What are the latest 2025 estimates for Minnesota's Somali population by county and city?
Executive summary
Recent 2024–2025 estimates for Minnesota’s Somali population vary widely by source: several news outlets and data sites cite roughly 107,000 people of Somali descent in Minnesota (American Community Survey ancestry-based estimate) while other compilations using ACS place the state total between about 61,000 and 64,000, with city- and county-level breakdowns putting the largest concentrations in Minneapolis and Hennepin County (Minneapolis ~19,870–33,521; Hennepin County ~28,053) [1] [2] [3] [4].
1. Conflicting headline totals: two competing ACS-based pictures
Media outlets and data aggregators report two different ACS-derived totals for Somalis in Minnesota: several news reports cite the Census Bureau’s American Community Survey (ACS) ancestry estimate of roughly 107,000 people of Somali descent in Minnesota in 2024, a figure used by KTTC and Fox9 in December 2025 [1] [2]. By contrast, private data sites that compile ACS microdata and present city/county rankings (Neilsberg) list a statewide Somali total nearer to 61,000–64,000 in 2025 and distribute that population across counties and cities [3] [4]. Both sets of numbers claim ACS roots; they reflect different choices about ancestry vs. birthplace, year pooled, or variable definitions [3] [4] [2].
2. Where the largest communities are located: Minneapolis, St. Paul, Hennepin County
Across sources there is agreement on the geographic concentration: Minneapolis and the Twin Cities metro hold the largest Somali populations. Neilsberg lists Minneapolis at about 19,870 Somalis, St. Paul 6,669, and St. Cloud 3,740; its county ranking shows Hennepin County containing the largest Somali community (~28,053), followed by Ramsey and Dakota counties [3] [4]. Fox9 and other outlets using the larger ACS ancestry count report larger city figures — for example, Minneapolis estimates as high as ~33,521 — but still place the core community in the Twin Cities [2].
3. Why totals diverge: ancestry vs. place-of-birth and methodological choices
Sources point to two main reasons for the discrepancy.
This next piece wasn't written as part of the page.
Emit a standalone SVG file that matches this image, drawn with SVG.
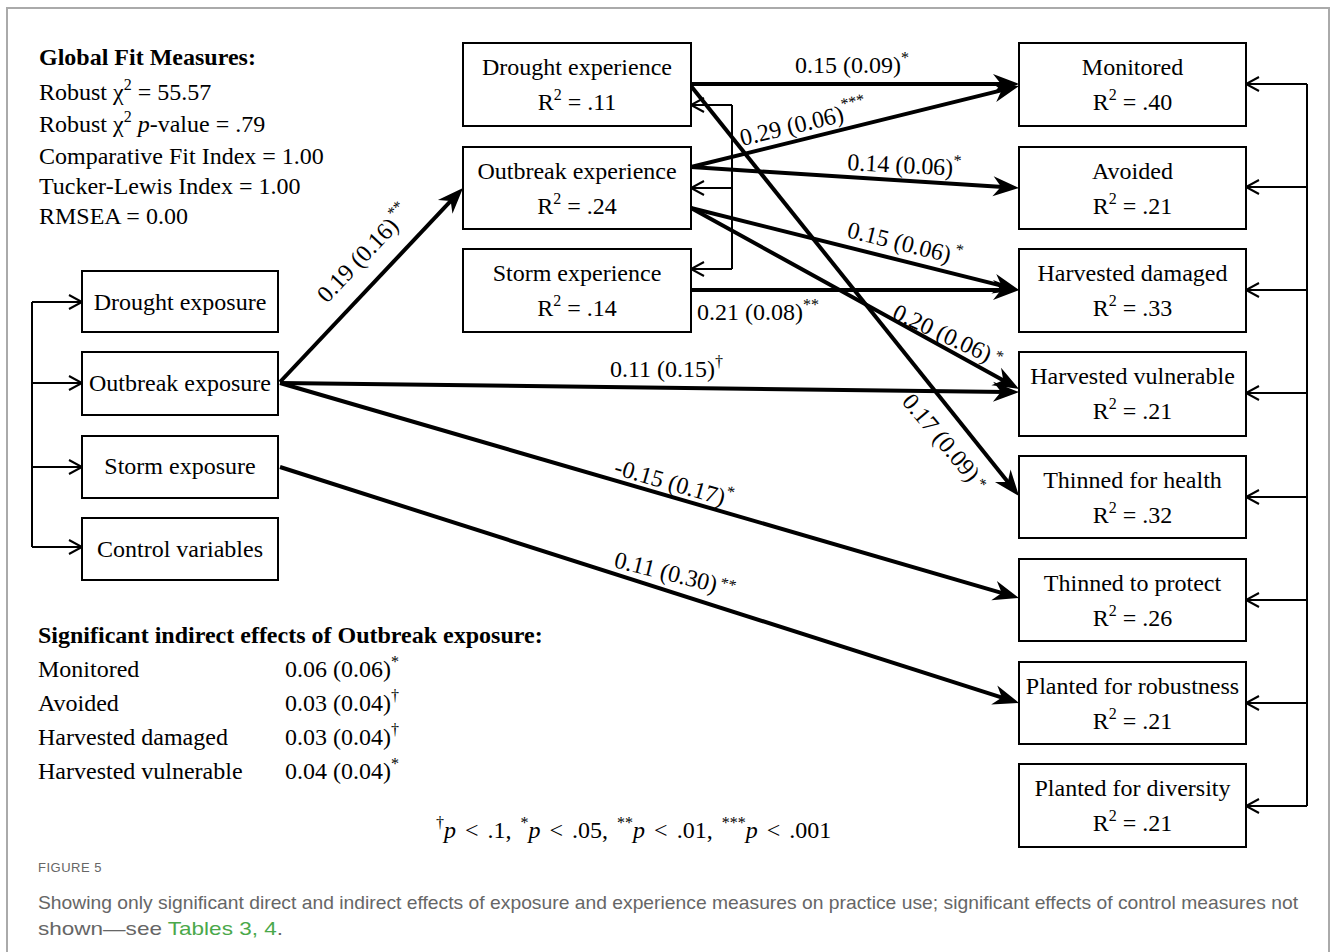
<svg xmlns="http://www.w3.org/2000/svg" width="1334" height="952" viewBox="0 0 1334 952">
<style>
  .box { fill: #fff; stroke: #000; stroke-width: 2; }
  .t { font-family: "Liberation Serif", "Times New Roman", serif; font-size: 24px; fill: #000; }
  .c { text-anchor: middle; }
  .b { font-weight: bold; }
  .thick { fill: none; stroke: #000; stroke-width: 4; marker-end: url(#solid); }
  .thin { fill: none; stroke: #000; stroke-width: 2; }
  .thinA { fill: none; stroke: #000; stroke-width: 2; marker-end: url(#open); }
  .cap { font-family: "Liberation Sans", Arial, sans-serif; fill: #666; }
</style>
<defs>
  <marker id="solid" markerUnits="userSpaceOnUse" viewBox="-16 -12 30 24" markerWidth="30" markerHeight="24" refX="0" refY="0" orient="auto">
    <path d="M12,0 L-14,-10 L-6,0 L-14,10 Z" fill="#000"/>
  </marker>
  <marker id="open" markerUnits="userSpaceOnUse" viewBox="-16 -10 20 20" markerWidth="20" markerHeight="20" refX="0" refY="0" orient="auto">
    <path d="M-13,-7 L0,0 L-13,7" fill="none" stroke="#000" stroke-width="2"/>
  </marker>
</defs>

<rect x="7" y="8" width="1322" height="980" fill="#fff" stroke="#aaa" stroke-width="2"/>

<!-- Fit measures -->
<g id="fit">
  <text class="t b" x="39" y="65">Global Fit Measures:</text>
  <text class="t" x="39" y="100">Robust χ<tspan dy="-10" font-size="16">2</tspan><tspan dy="10"> = 55.57</tspan></text>
  <text class="t" x="39" y="132">Robust χ<tspan dy="-10" font-size="16">2</tspan><tspan dy="10"> </tspan><tspan font-style="italic">p</tspan>-value = .79</text>
  <text class="t" x="39" y="164">Comparative Fit Index = 1.00</text>
  <text class="t" x="39" y="194">Tucker-Lewis Index = 1.00</text>
  <text class="t" x="39" y="224">RMSEA = 0.00</text>
</g>

<!-- Connectors -->
<g id="connectors">
  <!-- left bracket -->
  <path class="thin" d="M32,302 V547"/>
  <path class="thinA" d="M32,302 H82"/>
  <path class="thinA" d="M32,383 H82"/>
  <path class="thinA" d="M32,467 H82"/>
  <path class="thinA" d="M32,547 H82"/>
  <!-- middle bracket -->
  <path class="thin" d="M732,105 V269"/>
  <path class="thinA" d="M732,105 H691"/>
  <path class="thinA" d="M732,188 H691"/>
  <path class="thinA" d="M732,269 H691"/>
  <!-- right bracket -->
  <path class="thin" d="M1307,84 V806"/>
  <path class="thinA" d="M1307,84 H1246"/>
  <path class="thinA" d="M1307,187 H1246"/>
  <path class="thinA" d="M1307,290 H1246"/>
  <path class="thinA" d="M1307,393 H1246"/>
  <path class="thinA" d="M1307,497 H1246"/>
  <path class="thinA" d="M1307,600 H1246"/>
  <path class="thinA" d="M1307,703 H1246"/>
  <path class="thinA" d="M1307,806 H1246"/>

  <!-- thick paths -->
  <path class="thick" d="M280,382 L454.8,196.7"/>
  <path class="thick" d="M280,383 L1007,391.9"/>
  <path class="thick" d="M280,383 L1007.5,594.6"/>
  <path class="thick" d="M280,467 L1007.6,699.3"/>
  <path class="thick" d="M691,84 L1007,84"/>
  <path class="thick" d="M691,167 L1007.4,88.9"/>
  <path class="thick" d="M691,167 L1007,187.2"/>
  <path class="thick" d="M691,208 L1007.4,287.1"/>
  <path class="thick" d="M691,208 L1008.5,383.2"/>
  <path class="thick" d="M691,86 L1011.5,486.6"/>
  <path class="thick" d="M691,290 L1007,290"/>

  <!-- labels -->
  <text class="t" transform="translate(327,304) rotate(-46.7)">0.19 (0.16)<tspan dx="2" dy="-10" font-size="16">**</tspan></text>
  <text class="t" x="610" y="377">0.11 (0.15)<tspan dy="-10" font-size="16">†</tspan></text>
  <text class="t" transform="translate(613,474) rotate(16)">-0.15 (0.17)<tspan dy="-10" font-size="16">*</tspan></text>
  <text class="t" transform="translate(613,567) rotate(14)">0.11 (0.30)<tspan dx="3" dy="-6" font-size="16">**</tspan></text>
  <text class="t" x="795" y="73">0.15 (0.09)<tspan dy="-10" font-size="16">*</tspan></text>
  <text class="t" transform="translate(742,146) rotate(-13.5)">0.29 (0.06)<tspan dy="-12" font-size="16">***</tspan></text>
  <text class="t" transform="translate(847,170) rotate(3)">0.14 (0.06)<tspan dy="-10" font-size="16">*</tspan></text>
  <text class="t" transform="translate(846,237) rotate(14)">0.15 (0.06)<tspan dx="3" dy="-10" font-size="16">*</tspan></text>
  <text class="t" x="697" y="320">0.21 (0.08)<tspan dy="-10" font-size="16">**</tspan></text>
  <text class="t" transform="translate(891,318) rotate(25)">0.20 (0.06)<tspan dx="4" dy="-6" font-size="16">*</tspan></text>
  <text class="t" transform="translate(901,402) rotate(50)">0.17 (0.09)<tspan dx="4" dy="-4" font-size="16">*</tspan></text>
</g>

<!-- Left exposure boxes -->
<g id="drought-exposure"><rect class="box" x="82" y="271" width="196" height="61"/><text class="t c" x="180" y="310">Drought exposure</text></g>
<g id="outbreak-exposure"><rect class="box" x="82" y="352" width="196" height="63"/><text class="t c" x="180" y="391">Outbreak exposure</text></g>
<g id="storm-exposure"><rect class="box" x="82" y="436" width="196" height="62"/><text class="t c" x="180" y="474">Storm exposure</text></g>
<g id="control-variables"><rect class="box" x="82" y="518" width="196" height="62"/><text class="t c" x="180" y="557">Control variables</text></g>

<!-- Middle experience boxes -->
<g id="drought-experience"><rect class="box" x="463" y="43" width="228" height="83"/><text class="t c" x="577" y="75">Drought experience</text><text class="t c" x="577" y="110">R<tspan dy="-10" font-size="16">2</tspan><tspan dy="10"> = .11</tspan></text></g>
<g id="outbreak-experience"><rect class="box" x="463" y="147" width="228" height="82"/><text class="t c" x="577" y="179">Outbreak experience</text><text class="t c" x="577" y="214">R<tspan dy="-10" font-size="16">2</tspan><tspan dy="10"> = .24</tspan></text></g>
<g id="storm-experience"><rect class="box" x="463" y="249" width="228" height="83"/><text class="t c" x="577" y="281">Storm experience</text><text class="t c" x="577" y="316">R<tspan dy="-10" font-size="16">2</tspan><tspan dy="10"> = .14</tspan></text></g>

<!-- Right outcome boxes -->
<g id="monitored"><rect class="box" x="1019" y="43" width="227" height="83"/><text class="t c" x="1132.5" y="75">Monitored</text><text class="t c" x="1132.5" y="110">R<tspan dy="-10" font-size="16">2</tspan><tspan dy="10"> = .40</tspan></text></g>
<g id="avoided"><rect class="box" x="1019" y="147" width="227" height="82"/><text class="t c" x="1132.5" y="179">Avoided</text><text class="t c" x="1132.5" y="214">R<tspan dy="-10" font-size="16">2</tspan><tspan dy="10"> = .21</tspan></text></g>
<g id="harvested-damaged"><rect class="box" x="1019" y="249" width="227" height="83"/><text class="t c" x="1132.5" y="281">Harvested damaged</text><text class="t c" x="1132.5" y="316">R<tspan dy="-10" font-size="16">2</tspan><tspan dy="10"> = .33</tspan></text></g>
<g id="harvested-vulnerable"><rect class="box" x="1019" y="352" width="227" height="84"/><text class="t c" x="1132.5" y="384">Harvested vulnerable</text><text class="t c" x="1132.5" y="419">R<tspan dy="-10" font-size="16">2</tspan><tspan dy="10"> = .21</tspan></text></g>
<g id="thinned-health"><rect class="box" x="1019" y="456" width="227" height="82"/><text class="t c" x="1132.5" y="488">Thinned for health</text><text class="t c" x="1132.5" y="523">R<tspan dy="-10" font-size="16">2</tspan><tspan dy="10"> = .32</tspan></text></g>
<g id="thinned-protect"><rect class="box" x="1019" y="559" width="227" height="82"/><text class="t c" x="1132.5" y="591">Thinned to protect</text><text class="t c" x="1132.5" y="626">R<tspan dy="-10" font-size="16">2</tspan><tspan dy="10"> = .26</tspan></text></g>
<g id="planted-robustness"><rect class="box" x="1019" y="662" width="227" height="82"/><text class="t c" x="1132.5" y="694">Planted for robustness</text><text class="t c" x="1132.5" y="729">R<tspan dy="-10" font-size="16">2</tspan><tspan dy="10"> = .21</tspan></text></g>
<g id="planted-diversity"><rect class="box" x="1019" y="764" width="227" height="83"/><text class="t c" x="1132.5" y="796">Planted for diversity</text><text class="t c" x="1132.5" y="831">R<tspan dy="-10" font-size="16">2</tspan><tspan dy="10"> = .21</tspan></text></g>

<!-- Indirect effects -->
<g id="indirect">
  <text class="t b" x="38" y="643">Significant indirect effects of Outbreak exposure:</text>
  <text class="t" x="38" y="677">Monitored</text>
  <text class="t" x="285" y="677">0.06 (0.06)<tspan dy="-10" font-size="16">*</tspan></text>
  <text class="t" x="38" y="711">Avoided</text>
  <text class="t" x="285" y="711">0.03 (0.04)<tspan dy="-10" font-size="16">†</tspan></text>
  <text class="t" x="38" y="745">Harvested damaged</text>
  <text class="t" x="285" y="745">0.03 (0.04)<tspan dy="-10" font-size="16">†</tspan></text>
  <text class="t" x="38" y="779">Harvested vulnerable</text>
  <text class="t" x="285" y="779">0.04 (0.04)<tspan dy="-10" font-size="16">*</tspan></text>
</g>

<!-- Footnote -->
<g id="footnote">
  <text class="t" x="436" y="838" word-spacing="3"><tspan dy="-10" font-size="16">†</tspan><tspan dy="10" font-style="italic">p</tspan> &lt; .1, <tspan dy="-10" font-size="16">*</tspan><tspan dy="10" font-style="italic">p</tspan> &lt; .05, <tspan dy="-10" font-size="16">**</tspan><tspan dy="10" font-style="italic">p</tspan> &lt; .01, <tspan dy="-10" font-size="16">***</tspan><tspan dy="10" font-style="italic">p</tspan> &lt; .001</text>
</g>

<!-- Caption -->
<g id="caption">
  <text class="cap" x="38" y="872" font-size="13" letter-spacing="0.5" fill="#555">FIGURE 5</text>
  <text class="cap" x="38" y="909" font-size="19" textLength="1260" lengthAdjust="spacingAndGlyphs">Showing only significant direct and indirect effects of exposure and experience measures on practice use; significant effects of control measures not</text>
  <text class="cap" x="38" y="935" font-size="19" textLength="245" lengthAdjust="spacingAndGlyphs">shown—see <tspan fill="#4aa84a">Tables 3, 4</tspan>.</text>
</g>
</svg>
One is the ACS variable used: ancestry (people who identify Somali ancestry) produces a larger count than country-of-birth (people born in Somalia) because it includes U.S.-born descendants [1] [2]. The second is differing pooling periods, rounding and privacy suppression in small places, and private compilations’ processing choices; Neilsberg explicitly warns ACS estimates are sample-based, rounded, and sometimes suppressed for small counts [3] [4].
4. Citizenship and nativity context: majority U.S.-born or naturalized in many accounts
Reporting based on ACS and state demographer analysis shows a growing U.S.-born and naturalized Somali population in Minnesota: one line of reporting says almost 58% of Minnesota’s Somalis were born in the U.S. and a large majority of foreign-born Somalis are naturalized; others note that most Somalis in Minnesota are now citizens according to ACS-derived estimates [1] [5] [6]. These citizenship and nativity patterns help explain why ancestry counts exceed foreign-born counts [1] [5].
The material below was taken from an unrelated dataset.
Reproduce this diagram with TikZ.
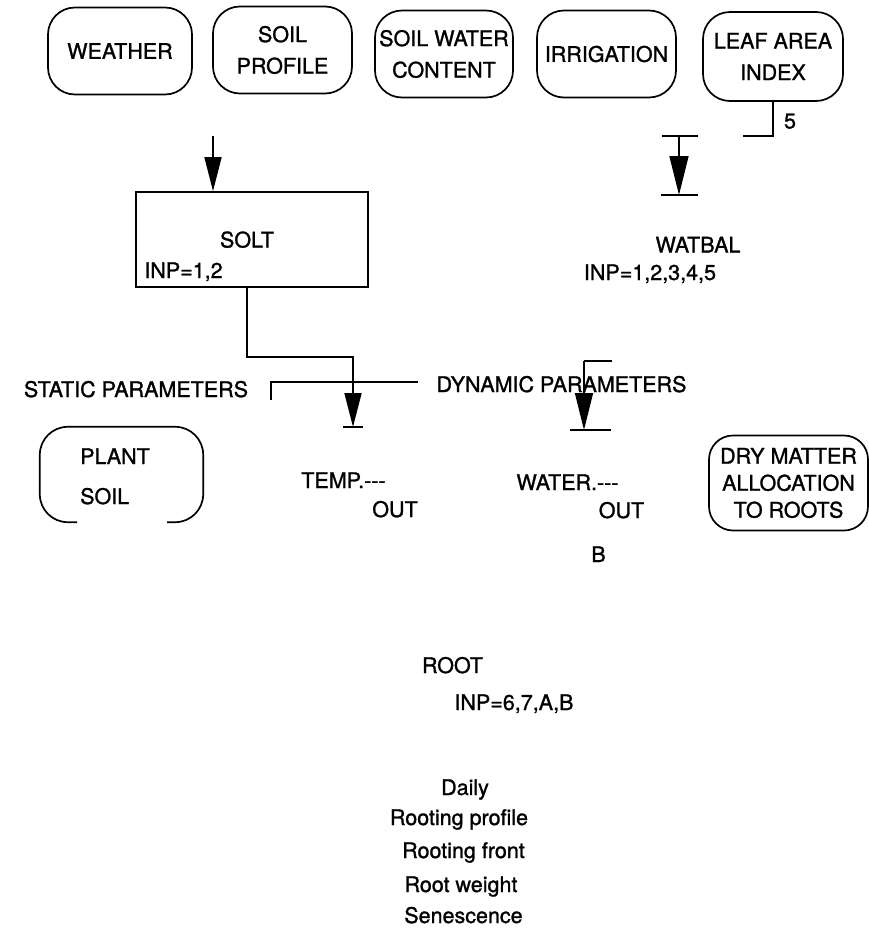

5. Range of independent estimates and uncertainty acknowledged by sources
Historical and journalistic sources document a broad range of past estimates—from state demographer ranges in the tens of thousands to community estimates as high as 80,000–100,000—underscoring that precise counts are sensitive to definitions and methodology [7] [8]. Several outlets explicitly state that ACS sampling error and differing definitions mean totals could be off by tens of thousands and that no single “precise” number exists in public reporting [5] [3].
6. What the available sources do not provide
Available sources do not provide a single, authoritative county-and-city table labeled “2025 official ACS breakdown by county and city” that reconciles the 61k/64k and 107k totals into one harmonized dataset; they also do not supply margin-of-error figures for each city/county cell in the public articles cited here [3] [4] [1].
7. How to interpret these figures for policy or reporting
Use two-tier reporting: cite the larger ACS ancestry total (~107,000) when discussing the overall population of Somali descent in Minnesota, and use the lower Neilsberg/ACS-derived city/county breakdown (~61k–64k statewide; Minneapolis ~19,870; Hennepin ~28,053) when you need location-level estimates — but always disclose the underlying definition (ancestry vs. birthplace) and sampling limitations presented by the source [1] [3] [4] [2].
Readers should be aware that competing datasets and legitimate methodological choices drive the discrepancies in headline totals; the available reporting makes clear the Twin Cities remain the undisputed center of Minnesota’s Somali community regardless of which ACS-derived total one cites [1] [3] [4] [2].